:: INFORMATION GIVEN

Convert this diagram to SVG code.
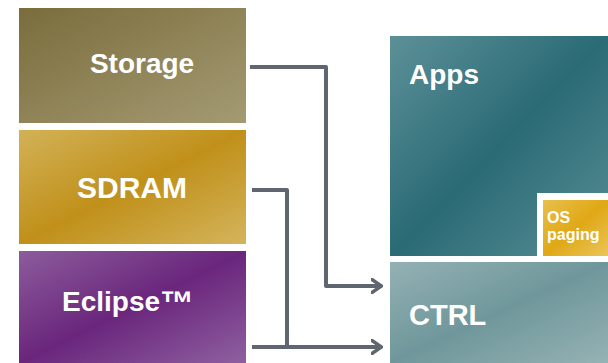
<svg xmlns="http://www.w3.org/2000/svg" width="608" height="363" viewBox="0 0 608 363">
<defs>
<linearGradient id="gStorage" x1="0" y1="0" x2="1" y2="1">
<stop offset="0" stop-color="#7a6d3c"/><stop offset="1" stop-color="#a49a73"/>
</linearGradient>
<linearGradient id="gSdram" x1="0" y1="0" x2="1" y2="1">
<stop offset="0" stop-color="#d2b257"/><stop offset="0.5" stop-color="#c0901a"/><stop offset="1" stop-color="#d4b45c"/>
</linearGradient>
<linearGradient id="gEclipse" x1="0" y1="0" x2="1" y2="1">
<stop offset="0" stop-color="#8c5c9c"/><stop offset="0.5" stop-color="#6a267c"/><stop offset="1" stop-color="#8e60a0"/>
</linearGradient>
<linearGradient id="gApps" x1="0" y1="0" x2="1" y2="1">
<stop offset="0" stop-color="#5d9098"/><stop offset="0.5" stop-color="#2a6b76"/><stop offset="1" stop-color="#5a8e96"/>
</linearGradient>
<linearGradient id="gCtrl" x1="0" y1="0" x2="1" y2="1">
<stop offset="0" stop-color="#94b1b4"/><stop offset="0.5" stop-color="#6f979b"/><stop offset="1" stop-color="#96b2b4"/>
</linearGradient>
<linearGradient id="gOs" x1="0" y1="0" x2="1" y2="1">
<stop offset="0" stop-color="#e8c04c"/><stop offset="0.5" stop-color="#e0a816"/><stop offset="1" stop-color="#eac45a"/>
</linearGradient>
<marker id="arr" markerWidth="12" markerHeight="16" viewBox="0 0 12 16" refX="11" refY="8" orient="auto" markerUnits="userSpaceOnUse">
<path d="M0 0.8 L10.5 8 L0 15.2" fill="none" stroke="#5f6670" stroke-width="3.5" stroke-linecap="round" stroke-linejoin="miter"/>
</marker>
<style>
.lbl{font-family:"Liberation Sans",Arial,sans-serif;font-weight:bold;fill:#ffffff}
.conn{fill:none;stroke:#5f6670;stroke-width:4;stroke-linejoin:round}
</style>
</defs>
<rect width="608" height="363" fill="#ffffff"/>
<g id="storage">
<rect x="19" y="8" width="227" height="115" fill="url(#gStorage)"/>
<text class="lbl" x="142" y="73" font-size="28" text-anchor="middle">Storage</text>
</g>
<g id="sdram">
<rect x="19" y="130" width="227" height="114" fill="url(#gSdram)"/>
<text class="lbl" x="132" y="198" font-size="30" text-anchor="middle">SDRAM</text>
</g>
<g id="eclipse">
<rect x="19" y="251" width="227" height="112" fill="url(#gEclipse)"/>
<text class="lbl" x="62" y="311" font-size="28">Eclipse<tspan font-size="34" dy="4">™</tspan></text>
</g>
<g id="apps">
<rect x="390" y="36" width="218" height="220" fill="url(#gApps)"/>
<text class="lbl" x="409" y="84" font-size="28">Apps</text>
</g>
<g id="os-paging">
<rect x="537" y="193" width="71" height="69" fill="#ffffff"/>
<rect x="543" y="200" width="65" height="56" fill="url(#gOs)"/>
<text class="lbl" font-size="16"><tspan x="547" y="223">OS</tspan><tspan x="547" y="240">paging</tspan></text>
</g>
<g id="ctrl">
<rect x="390" y="262" width="218" height="101" fill="url(#gCtrl)"/>
<text class="lbl" x="409" y="325" font-size="29">CTRL</text>
</g>
<g id="connectors">
<path class="conn" d="M250 67 H326 V286 H382" marker-end="url(#arr)"/>
<path class="conn" d="M252 190 H287 V347"/>
<path class="conn" d="M252 347 H382" marker-end="url(#arr)"/>
</g>
</svg>
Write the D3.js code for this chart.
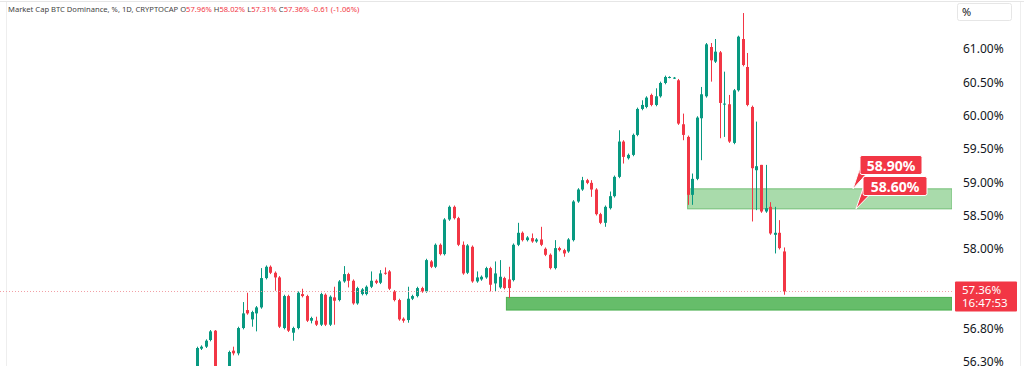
<!DOCTYPE html>
<html>
<head>
<meta charset="utf-8">
<script src="https://cdn.jsdelivr.net/npm/d3@7"></script>
<style>
  body { margin: 0; background: #fff; }
  svg { display: block; font-family: "Noto Sans", "Open Sans", sans-serif; }
</style>
</head>
<body>
<div id="chart"></div>
<script>
// daily candles, BTC dominance in %
const opens = [56.10,56.50,56.53,56.63,56.77,56.05,55.95,56.10,56.47,56.43,
  56.81,57.08,56.94,57.03,57.12,57.56,57.73,57.64,57.57,56.81,
  57.29,56.74,56.81,57.32,57.29,56.92,56.92,56.86,57.31,56.86,
  57.27,57.23,57.51,57.62,57.52,57.18,57.32,57.32,57.43,57.52,
  57.49,57.64,57.66,57.36,57.23,56.95,56.93,57.25,57.29,57.41,
  57.36,57.81,57.73,58.06,57.92,58.44,58.63,58.46,58.06,57.64,
  58.03,57.51,57.54,57.57,57.71,57.48,57.42,57.56,57.54,57.53,
  58.06,58.24,58.13,58.16,58.11,58.14,58.00,57.91,57.71,58.01,
  57.98,57.96,58.13,58.71,58.89,59.03,58.99,58.89,58.52,58.39,
  58.61,58.79,59.08,59.61,59.36,59.41,59.71,60.10,60.13,60.31,
  60.16,60.29,60.49,60.57,60.56,60.53,59.87,59.68,58.81,59.05,
  59.96,60.29,61.03,60.81,60.95,60.17,60.17,59.59,60.38,61.15,
  60.73,60.13,59.18,59.26,58.56,58.63,58.21,58.24,57.96];
const highs = [56.53,56.55,56.64,56.78,56.78,56.12,56.15,56.47,56.53,56.83,
  57.20,57.34,57.07,57.14,57.71,57.75,57.75,57.66,57.59,57.31,
  57.31,56.83,57.36,57.40,57.31,56.98,56.98,57.34,57.33,57.30,
  57.43,57.53,57.74,57.64,57.54,57.43,57.41,57.45,57.66,57.54,
  57.68,57.72,57.68,57.38,57.25,56.97,57.43,57.31,57.43,57.43,
  57.85,57.83,58.08,58.08,58.46,58.65,58.65,58.48,58.11,58.07,
  58.05,57.66,57.60,57.73,57.73,57.81,57.83,57.58,57.73,58.08,
  58.39,58.26,58.19,58.23,58.16,58.33,58.02,57.93,58.13,58.03,
  58.00,58.16,58.73,58.91,59.08,59.05,59.03,58.91,58.54,58.65,
  58.86,59.10,59.78,59.63,59.43,59.73,60.12,60.23,60.29,60.33,
  60.41,60.51,60.60,60.59,60.58,60.55,60.03,59.70,59.13,59.99,
  60.43,61.09,61.09,61.15,60.97,60.66,60.31,60.40,61.20,61.54,
  60.94,60.15,59.91,59.26,59.26,58.70,58.63,58.43,58.02];
const lows = [56.02,56.48,56.51,56.61,56.00,55.90,55.90,56.05,56.40,56.40,
  56.79,57.01,56.83,56.76,57.10,57.54,57.62,57.37,56.81,56.79,
  56.75,56.62,56.79,57.27,56.90,56.88,56.84,56.84,56.84,56.84,
  56.86,57.21,57.49,57.42,57.16,57.16,57.30,57.30,57.41,57.47,
  57.47,57.61,57.38,57.21,56.92,56.89,56.89,57.23,57.27,57.34,
  57.34,57.71,57.71,57.90,57.90,58.42,58.44,58.04,57.61,57.62,
  57.49,57.49,57.52,57.55,57.36,57.36,57.40,57.39,57.26,57.51,
  58.04,58.11,58.11,58.09,58.09,58.04,57.89,57.69,57.69,57.96,
  57.88,57.94,58.11,58.69,58.87,58.97,58.78,58.50,58.37,58.33,
  58.59,58.77,59.06,59.28,59.34,59.39,59.69,60.08,60.11,60.14,
  60.14,60.27,60.47,60.56,60.55,59.86,59.63,58.66,58.66,59.03,
  59.33,60.27,60.51,60.79,59.66,59.68,59.59,59.57,60.36,60.74,
  60.14,58.41,58.58,58.54,58.54,58.21,57.93,57.99,57.31];
const closes = [56.51,56.53,56.62,56.76,56.05,55.95,56.10,56.45,56.43,56.81,
  57.03,57.03,57.05,57.12,57.56,57.73,57.64,57.57,56.83,57.29,
  56.77,56.81,57.34,57.29,56.92,56.96,56.86,57.32,56.86,57.28,
  57.22,57.51,57.62,57.52,57.18,57.41,57.39,57.43,57.52,57.49,
  57.63,57.63,57.40,57.23,56.94,56.92,57.25,57.29,57.41,57.36,
  57.83,57.73,58.06,57.92,58.44,58.63,58.46,58.06,57.63,58.05,
  57.51,57.57,57.58,57.71,57.46,57.63,57.58,57.41,57.41,58.06,
  58.24,58.13,58.17,58.11,58.14,58.06,57.91,57.71,58.01,57.98,
  57.93,58.14,58.71,58.89,59.03,58.99,58.89,58.52,58.39,58.63,
  58.79,59.08,59.61,59.38,59.41,59.71,60.10,60.16,60.27,60.16,
  60.29,60.49,60.58,60.58,60.57,59.88,59.71,58.81,59.05,59.97,
  60.32,61.07,60.83,60.96,60.19,60.18,59.61,60.38,61.185,60.76,
  60.16,59.21,59.24,58.56,58.61,58.23,58.24,58.01,57.36];

const tickValues = [61.0, 60.5, 60.0, 59.5, 59.0, 58.5, 58.0, 56.8, 56.3];
const upperZone = [58.60, 58.90];
const lowerZone = [57.08, 57.27];
const lastPrice = 57.36;
const countdown = "16:47:53";

const W = 1024, H = 366, plotRight = 952;
const green = "#089981", red = "#f23645";

const svg = d3.select("#chart").append("svg")
  .attr("width", W).attr("height", H);

svg.append("defs").append("clipPath").attr("id", "plot")
  .append("rect").attr("x", 0).attr("y", 0).attr("width", plotRight).attr("height", H);

const x = d3.scaleLinear().domain([0, opens.length - 1]).range([196.7, 784]);
const y = d3.scaleLinear().domain([56.3, 61]).range([362, 49]);

// frame lines
svg.append("line").attr("x1", 0).attr("x2", W).attr("y1", 1.5).attr("y2", 1.5)
  .attr("stroke", "#e6e6e6");
svg.append("line").attr("x1", 6.5).attr("x2", 6.5).attr("y1", 2).attr("y2", H)
  .attr("stroke", "#eeeeee");
svg.append("line").attr("x1", 1020.5).attr("x2", 1020.5).attr("y1", 2).attr("y2", H)
  .attr("stroke", "#eeeeee");

const g = svg.append("g").attr("clip-path", "url(#plot)");

// zones
g.append("rect")
  .attr("x", x(107)).attr("width", plotRight - x(107))
  .attr("y", y(upperZone[1])).attr("height", y(upperZone[0]) - y(upperZone[1]))
  .attr("fill", "#a9dbab").attr("stroke", "#73bf76").attr("stroke-width", 1);
g.append("rect")
  .attr("x", x(67.5)).attr("width", plotRight - x(67.5))
  .attr("y", y(lowerZone[1])).attr("height", y(lowerZone[0]) - y(lowerZone[1]))
  .attr("fill", "#66bd6a").attr("stroke", "#4caf50").attr("stroke-width", 1);

// last price line
svg.append("line")
  .attr("x1", 0).attr("x2", plotRight).attr("y1", Math.round(y(lastPrice)) + 0.5).attr("y2", Math.round(y(lastPrice)) + 0.5)
  .attr("stroke", "#f2a0a6").attr("stroke-dasharray", "1,2");

const data = opens.map((o, i) => ({ i, o, h: highs[i], l: lows[i], c: closes[i] }));

const candles = g.selectAll("g.candle").data(data).enter().append("g").attr("class", "candle");
candles.append("line")
  .attr("x1", d => Math.round(x(d.i)) + 0.5).attr("x2", d => Math.round(x(d.i)) + 0.5)
  .attr("y1", d => y(d.h)).attr("y2", d => y(d.l))
  .attr("stroke", d => d.c >= d.o ? green : red).attr("stroke-width", 1);
candles.append("rect")
  .attr("x", d => Math.round(x(d.i)) - 1)
  .attr("width", 3)
  .attr("y", d => y(Math.max(d.o, d.c)))
  .attr("height", d => Math.max(1, Math.abs(y(d.o) - y(d.c))))
  .attr("fill", d => d.c >= d.o ? green : red);

// y axis labels
const yAxis = d3.axisRight(y).tickValues(tickValues).tickSize(0).tickPadding(0)
  .tickFormat(d => d3.format(".2f")(d) + "%");
const ax = svg.append("g").attr("transform", "translate(963,0)").call(yAxis);
ax.select(".domain").remove();
ax.selectAll("text").attr("fill", "#131722").style("font-size", "12px")
  .style("font-family", "'Noto Sans', sans-serif");

// "%" box
svg.append("rect").attr("x", 957.5).attr("y", 3.5).attr("width", 54).attr("height", 17).attr("rx", 2)
  .attr("fill", "#fff").attr("stroke", "#e6e6e6");
svg.append("text").attr("x", 962).attr("y", 16).text("%")
  .attr("fill", "#131722").style("font-size", "11px");

// last price tag
const py = y(lastPrice);
svg.append("rect").attr("x", 955).attr("y", py - 10).attr("width", 62).attr("height", 30).attr("rx", 1)
  .attr("fill", red);
svg.append("text").attr("x", 962).attr("y", py + 3).text(d3.format(".2f")(lastPrice) + "%")
  .attr("fill", "#fff").style("font-size", "11.5px");
svg.append("text").attr("x", 962).attr("y", py + 16).text(countdown)
  .attr("fill", "#fff").style("font-size", "11.5px");

// zone callouts
function callout(v, bx, by, bw) {
  const ty = y(v);
  svg.append("path")
    .attr("d", `M${bx},${by + 12} L${bx - 7},${ty} L${bx + 6},${by + 19} Z`)
    .attr("fill", red).attr("stroke", "#fff").attr("stroke-width", 1);
  svg.append("rect").attr("x", bx).attr("y", by).attr("width", bw).attr("height", 19).attr("rx", 2)
    .attr("fill", red).attr("stroke", "#fff").attr("stroke-width", 1);
  svg.append("text").attr("x", bx + bw / 2).attr("y", by + 15).attr("text-anchor", "middle")
    .text(d3.format(".2f")(v) + "%")
    .attr("fill", "#fff").style("font-size", "14px").style("font-weight", "bold");
}
callout(upperZone[1], 860, 155.5, 62);
callout(upperZone[0], 863, 176.5, 64);

// header
const hdr = svg.append("text").attr("x", 8).attr("y", 12).style("font-size", "7.6px");
hdr.append("tspan").text("Market Cap BTC Dominance, %, 1D, CRYPTOCAP").attr("fill", "#444");
const last = data[data.length - 1];
[["O", last.o], ["H", last.h], ["L", last.l], ["C", last.c]].forEach(([k, v]) => {
  hdr.append("tspan").text("  " + k).attr("fill", "#444");
  hdr.append("tspan").text(d3.format(".2f")(v) + "%").attr("fill", red);
});
hdr.append("tspan").text("  -0.61 (-1.06%)").attr("fill", red);
</script>
</body>
</html>
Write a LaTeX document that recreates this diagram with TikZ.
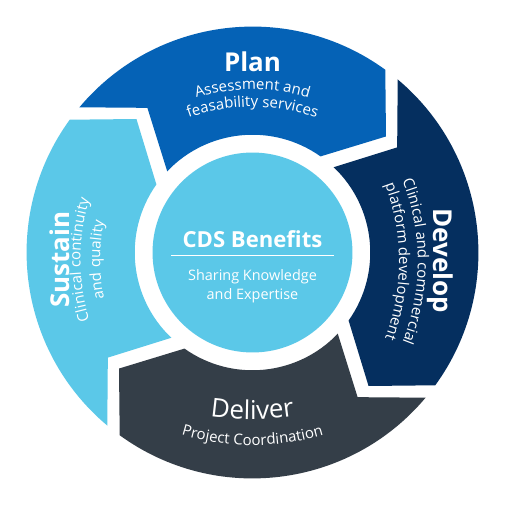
\documentclass[tikz,border=0pt]{standalone}
\usepackage{fontspec}
\setmainfont{Open Sans}
\usetikzlibrary{decorations.text}
\definecolor{planblue}{HTML}{0562B6}
\definecolor{developblue}{HTML}{052F5F}
\definecolor{deliverslate}{HTML}{343E48}
\definecolor{sustainblue}{HTML}{5BC8E8}
\newcommand{\headfont}{\fontsize{27}{30}\selectfont\bfseries}
\newcommand{\deliverfont}{\fontsize{27}{30}\selectfont}
\newcommand{\subfont}{\fontsize{15.6}{19}\selectfont}
\tikzset{
    heading/.style = { text=white, font=\headfont, inner sep=0, anchor=base, },
    blurb/.style = { text=white, font=\fontsize{15}{18}\selectfont, inner sep=0, anchor=base, },
    hub/.style = { circle, fill=sustainblue, minimum size=208, inner sep=0, },
}
\newcommand{\segment}[2]{
    \fill [#2, rotate=#1] (140:235) arc [start angle=140, end angle=54, radius=235]
        -- (41:184) -- (54.7:122.5)
        arc [start angle=54.7, end angle=136.4, radius=122.5]
        -- (126:186) -- cycle;
}
% font, baseline middle x and y, radius, outward angle, half span, text
\newcommand{\arctext}[7]{
    \path [shift={(#2,#3)}, shift={({#5+180}:#4)}, decorate,
        decoration={text along path, text align=center, text color=white,
            text={|#1|#7}}]
        ({#5+(#6)}:#4) arc [start angle={#5+(#6)}, end angle={#5-(#6)}, radius=#4];
}

\begin{document}
\begin{tikzpicture}[x=1pt,y=1pt]

    \fill [white] (-252.5,-252.5) rectangle (252.5,252.5);

    \segment{0}{planblue}
    \segment{-90}{developblue}
    \segment{-180}{deliverslate}
    \segment{90}{sustainblue}

    \node [hub] (benefits) at (0,0) {};
    \node [heading, font=\fontsize{23}{26}\selectfont\bfseries] (cds) at (0,5.5) {CDS Benefits};
    \coordinate (rule west) at (-84.5,-3.5);
    \coordinate (rule east) at (84.5,-3.5);
    \draw [white, line width=0.8] (rule west) -- (rule east);
    \node [blurb] (sharing) at (0,-29) {Sharing Knowledge};
    \node [blurb] (expertise) at (0,-49) {and Expertise};

    \node [heading] (plan) at (0,188.5) {Plan};
    \arctext{\subfont}{0}{169.5}{200}{90}{25}{Assessment and}
    \arctext{\subfont}{0}{151.5}{200}{90}{25}{feasability services}

    \node [heading, rotate=-90] (develop) at (188.5,-8.5) {Develop};
    \arctext{\subfont}{172}{-9.5}{228}{0}{25}{Clinical and commercial}
    \arctext{\subfont}{152.5}{-9.5}{226}{0}{25}{platform development}

    \arctext{\deliverfont}{0}{-173.5}{300}{-90}{-15}{Deliver}
    \arctext{\subfont}{0}{-200.5}{256}{-90}{-20}{Project Coordination}

    \node [heading, rotate=90] (sustain) at (-190.5,-7.5) {Sustain};
    \arctext{\subfont}{-179}{-7.5}{213}{180}{25}{Clinical continuity}
    \arctext{\subfont}{-158.5}{-7.5}{200}{180}{25}{and quality}

\end{tikzpicture}
\end{document}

::::

__TO DO__: Only a number is wanted: how many lines contain "code"?

__WORKED ANSWER__: 2